## Description of the task:
Report how many lines contain "this". The answer is a single number.

## Entries with chart source code:
----------------------------------------

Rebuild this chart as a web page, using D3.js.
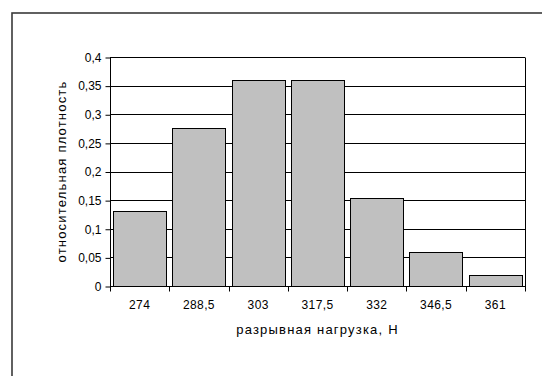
<!DOCTYPE html>
<html>
<head>
<meta charset="utf-8">
<script src="https://cdn.jsdelivr.net/npm/d3@7"></script>
<style>
  html, body { margin: 0; padding: 0; background: #fff; }
  svg { display: block; }
  text { font-family: "Liberation Sans", Arial, sans-serif; fill: #000; }
</style>
</head>
<body>
<svg id="chart" width="542" height="376"></svg>
<script>
// Histogram of breaking load: relative density per class midpoint
const categories = ["274", "288,5", "303", "317,5", "332", "346,5", "361"];
const density = [0.131, 0.276, 0.36, 0.36, 0.153, 0.059, 0.019];
const yTickValues = [0, 0.05, 0.1, 0.15, 0.2, 0.25, 0.3, 0.35, 0.4];
const yTickLabels = ["0", "0,05", "0,1", "0,15", "0,2", "0,25", "0,3", "0,35", "0,4"];
const xTitle = "разрывная нагрузка, Н";
const yTitle = "относительная плотность";

const svg = d3.select("#chart");
const plot = { left: 110, right: 525, top: 57, bottom: 286 };

// Outer chart frame (runs past the right and bottom edges)
svg.append("rect")
  .attr("x", 12).attr("y", 13)
  .attr("width", 700).attr("height", 500)
  .attr("fill", "#fff")
  .attr("stroke", "#3a3a3a").attr("stroke-width", 1.6);

const x = d3.scaleBand()
  .domain(categories)
  .range([plot.left, plot.right])
  .paddingInner(0.1)
  .paddingOuter(0.05);

const y = d3.scaleLinear()
  .domain([0, 0.4])
  .range([plot.bottom, plot.top]);

// Horizontal gridlines
svg.append("g")
  .selectAll("line")
  .data(yTickValues.slice(1))
  .join("line")
  .attr("x1", plot.left).attr("x2", plot.right)
  .attr("y1", d => Math.round(y(d)) + 0.5)
  .attr("y2", d => Math.round(y(d)) + 0.5)
  .attr("stroke", "#000").attr("stroke-width", 1);

// Right border of the plot area
svg.append("line")
  .attr("x1", plot.right + 0.5).attr("x2", plot.right + 0.5)
  .attr("y1", Math.round(y(0.4)) + 0.5).attr("y2", plot.bottom + 0.5)
  .attr("stroke", "#000");

// Bars
svg.append("g")
  .selectAll("rect")
  .data(categories.map((c, i) => ({ c, v: density[i] })))
  .join("rect")
  .attr("x", d => Math.round(x(d.c)) + 0.5)
  .attr("y", d => Math.round(y(d.v)) + 0.5)
  .attr("width", Math.round(x.bandwidth()))
  .attr("height", d => Math.round(y(0)) - Math.round(y(d.v)))
  .attr("fill", "#c0c0c0")
  .attr("stroke", "#000").attr("stroke-width", 1);

// Y axis
const yAxis = d3.axisLeft(y)
  .tickValues(yTickValues)
  .tickFormat((d, i) => yTickLabels[i])
  .tickSize(5)
  .tickPadding(4);
const gy = svg.append("g")
  .attr("transform", `translate(${plot.left + 0.5},0.5)`)
  .call(yAxis);
gy.select(".domain").attr("d", `M-0,${y(0.4)}V${y(0)}`).attr("stroke", "#000");
gy.selectAll("text").attr("font-size", 12).attr("font-family", "Liberation Sans, Arial, sans-serif");

// X axis: ticks sit on category boundaries
const xAxis = d3.axisBottom(x).tickSize(0).tickPadding(14);
const gx = svg.append("g")
  .attr("transform", `translate(0,${plot.bottom + 0.5})`)
  .call(xAxis);
gx.select(".domain").attr("d", `M${plot.left},0H${plot.right + 1}`).attr("stroke", "#000");
gx.selectAll("text").attr("font-size", 12).attr("letter-spacing", 0.4)
  .attr("font-family", "Liberation Sans, Arial, sans-serif");

const boundaries = d3.range(categories.length + 1).map(i => plot.left + i * (plot.right - plot.left) / categories.length);
gx.append("g").selectAll("line")
  .data(boundaries)
  .join("line")
  .attr("x1", d => Math.round(d) + 0.5).attr("x2", d => Math.round(d) + 0.5)
  .attr("y1", 0).attr("y2", 5)
  .attr("stroke", "#000");

// Axis titles
svg.append("text")
  .attr("x", (plot.left + plot.right) / 2)
  .attr("y", 334)
  .attr("text-anchor", "middle")
  .attr("font-size", 13)
  .attr("letter-spacing", 1.2)
  .text(xTitle);

svg.append("text")
  .attr("transform", `translate(66,${(plot.top + plot.bottom) / 2}) rotate(-90)`)
  .attr("text-anchor", "middle")
  .attr("font-size", 13)
  .attr("letter-spacing", 1.2)
  .text(yTitle);
</script>
</body>
</html>
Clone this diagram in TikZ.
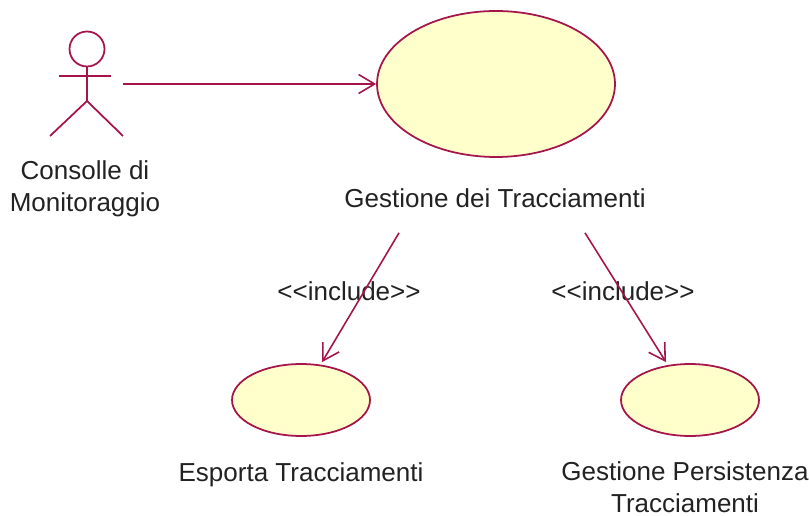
\documentclass[tikz,border=0pt]{standalone}
\usepackage{fontspec}
\setmainfont{Liberation Sans}
\usetikzlibrary{shapes.geometric,arrows.meta}
\definecolor{umlline}{HTML}{A5144A}
\definecolor{umlfill}{HTML}{FFFFCC}
\definecolor{umltext}{HTML}{222222}
\tikzset{
    usecase/.style={ellipse, draw=umlline, fill=umlfill, line width=1pt, inner sep=0pt},
    actorline/.style={draw=umlline, line width=1pt},
    relation/.style={draw=umlline, line width=0.9pt, -{Straight Barb[length=3.2mm, width=3.8mm]}},
    caption/.style={text=umltext, font=\fontsize{14.8}{18.2}\selectfont, align=center, inner sep=0pt},
}

\begin{document}
\begin{tikzpicture}[x=0.02cm, y=-0.02cm]
    \useasboundingbox (0, 0) rectangle (810, 516);

    \node [usecase, minimum width=4.76cm, minimum height=2.92cm] (main) at (496, 84) {};
    \node [usecase, minimum width=2.76cm, minimum height=1.44cm] (esporta) at (301, 400) {};
    \node [usecase, minimum width=2.76cm, minimum height=1.44cm] (persistenza) at (690, 400) {};

    % actor
    \node [circle, draw=umlline, line width=1pt, minimum size=0.7cm, inner sep=0pt] (actor_head) at (87, 49) {};
    \coordinate (actor_hip) at (87, 101);
    \draw [actorline] (actor_head.south) -- (actor_hip);
    \draw [actorline] ([shift={(-28, 27)}]actor_head.center) -- ([shift={(24, 27)}]actor_head.center);
    \draw [actorline] (actor_hip) -- ([shift={(-37, 35)}]actor_hip);
    \draw [actorline] (actor_hip) -- ([shift={(36, 35)}]actor_hip);

    \node [caption] (actor_lab) at (85, 189) {Consolle di\\Monitoraggio};
    \node [caption] (main_lab) at ([shift={(-1, 40)}]main.south) {Gestione dei Tracciamenti};
    \node [caption] (esporta_lab) at ([shift={(0, 38)}]esporta.south) {Esporta Tracciamenti};
    \node [caption] (persistenza_lab) at ([shift={(-5, 50)}]persistenza.south) {Gestione Persistenza\\Tracciamenti};

    \node [caption] (include_esporta) at (349, 291) {<{}<include>{}>};
    \node [caption] (include_persistenza) at (623, 291) {<{}<include>{}>};

    \draw [relation] ([shift={(36, 35)}]actor_head.center) -- (main.west);
    \draw [relation] ([shift={(-96, 35)}]main_lab.center) -- ([shift={(21, -1)}]esporta.north);
    \draw [relation] ([shift={(90, 35)}]main_lab.center) -- ([shift={(-24, -1)}]persistenza.north);

\end{tikzpicture}
\end{document}
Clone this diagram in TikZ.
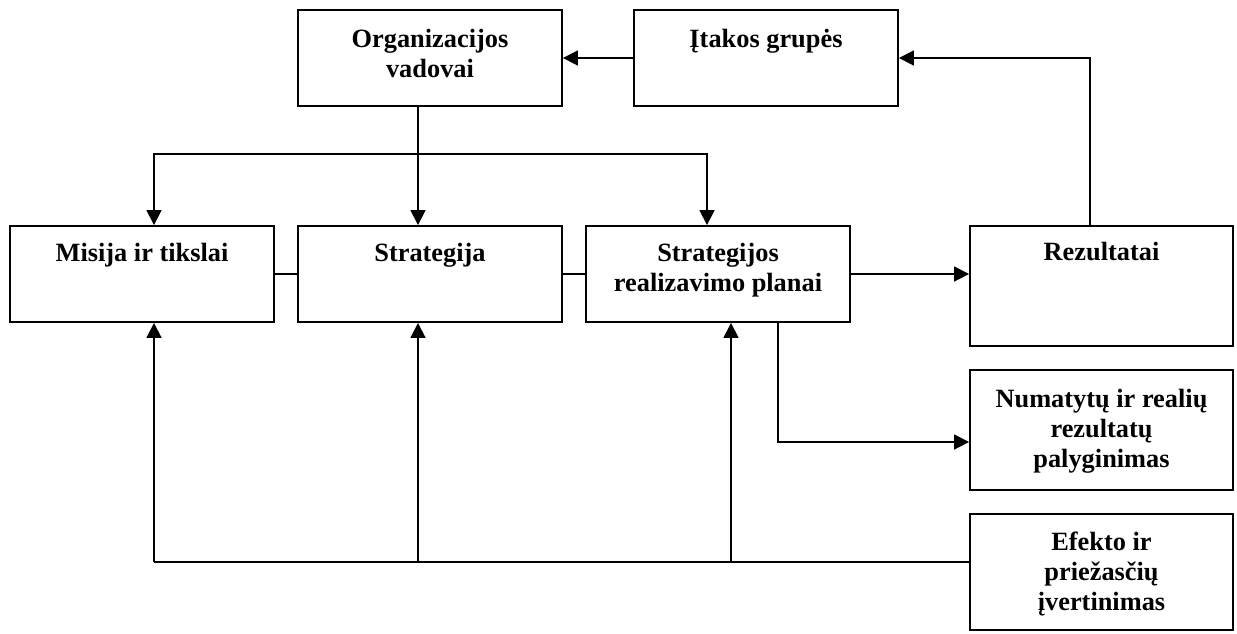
\documentclass[tikz,border=0pt]{standalone}
\usepackage{fontspec}
\setmainfont{Liberation Serif}
\usetikzlibrary{positioning,arrows.meta}

\tikzset{
  blokas/.style={draw, line width=1.1pt, minimum width=5.28cm, minimum height=1.92cm, inner sep=0pt},
  tekstas/.style={font=\fontsize{15}{17}\selectfont\bfseries, align=center, inner sep=0pt, anchor=north},
  linija/.style={line width=1pt},
  rodykle/.style={line width=1pt, -{Triangle[length=3mm, width=3mm]}}
}

\begin{document}
\begin{tikzpicture}[x=0.02cm, y=-0.02cm]
\useasboundingbox (0,0) rectangle (1237,633);
% blokai
\node[blokas] (org) at (430,58) {};
\node[blokas] (itakos) at (766,58) {};
\node[blokas] (misija) at (142,274) {};
\node[blokas] (strategija) at (430,274) {};
\node[blokas] (planai) at (718,274) {};
\node[blokas, minimum width=5.26cm, minimum height=2.4cm] (rezultatai) at (1101.5,286) {};
\node[blokas, minimum width=5.26cm, minimum height=2.4cm] (numatytu) at (1101.5,430) {};
\node[blokas, minimum width=5.26cm, minimum height=2.32cm] (efekto) at (1101.5,572) {};
% tekstai
\node[tekstas, below=0.4cm of org.north] (orgT) {Organizacijos\\vadovai};
\node[tekstas, below=0.4cm of itakos.north] (itakosT) {Įtakos grupės};
\node[tekstas, below=0.36cm of misija.north] (misijaT) {Misija ir tikslai};
\node[tekstas, below=0.36cm of strategija.north] (strategijaT) {Strategija};
\node[tekstas, below=0.36cm of planai.north] (planaiT) {Strategijos\\realizavimo planai};
\node[tekstas, below=0.34cm of rezultatai.north] (rezultataiT) {Rezultatai};
\node[tekstas, below=0.4cm of numatytu.north] (numatytuT) {Numatytų ir realių\\rezultatų\\palyginimas};
\node[tekstas, below=0.38cm of efekto.north] (efektoT) {Efekto ir\\priežasčių\\įvertinimas};
% jungtys
\coordinate (sakaV) at (418,154);
\coordinate (sakaK) at (154,154);
\coordinate (sakaD) at (707,154);
\coordinate (grizK) at (154,562);
\coordinate (grizV) at (418,562);
\coordinate (grizD) at (731,562);
\coordinate (lyg) at (778,442);
\coordinate (rezV) at (1090,0);
\draw[rodykle] (itakos) -- (org);
\draw[rodykle] (rezultatai.north -| rezV) |- (itakos.east);
\draw[rodykle] (org.south -| sakaV) -- (strategija.north -| sakaV);
\draw[rodykle] (sakaV) -| (misija.north -| sakaK);
\draw[rodykle] (sakaV) -| (planai.north -| sakaD);
\draw[linija] (misija) -- (strategija);
\draw[linija] (strategija) -- (planai);
\draw[rodykle] (planai.east) -- (planai.east -| rezultatai.west);
\draw[rodykle] (planai.south -| lyg) |- (numatytu.west |- lyg);
\draw[linija] (efekto.west |- grizK) -- (grizK);
\draw[rodykle] (grizK) -- (misija.south -| grizK);
\draw[rodykle] (grizV) -- (strategija.south -| grizV);
\draw[rodykle] (grizD) -- (planai.south -| grizD);
\end{tikzpicture}
\end{document}
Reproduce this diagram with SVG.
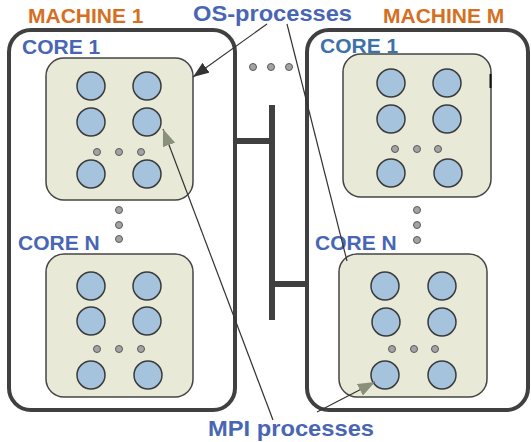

----------------------------------------

## Written response:
4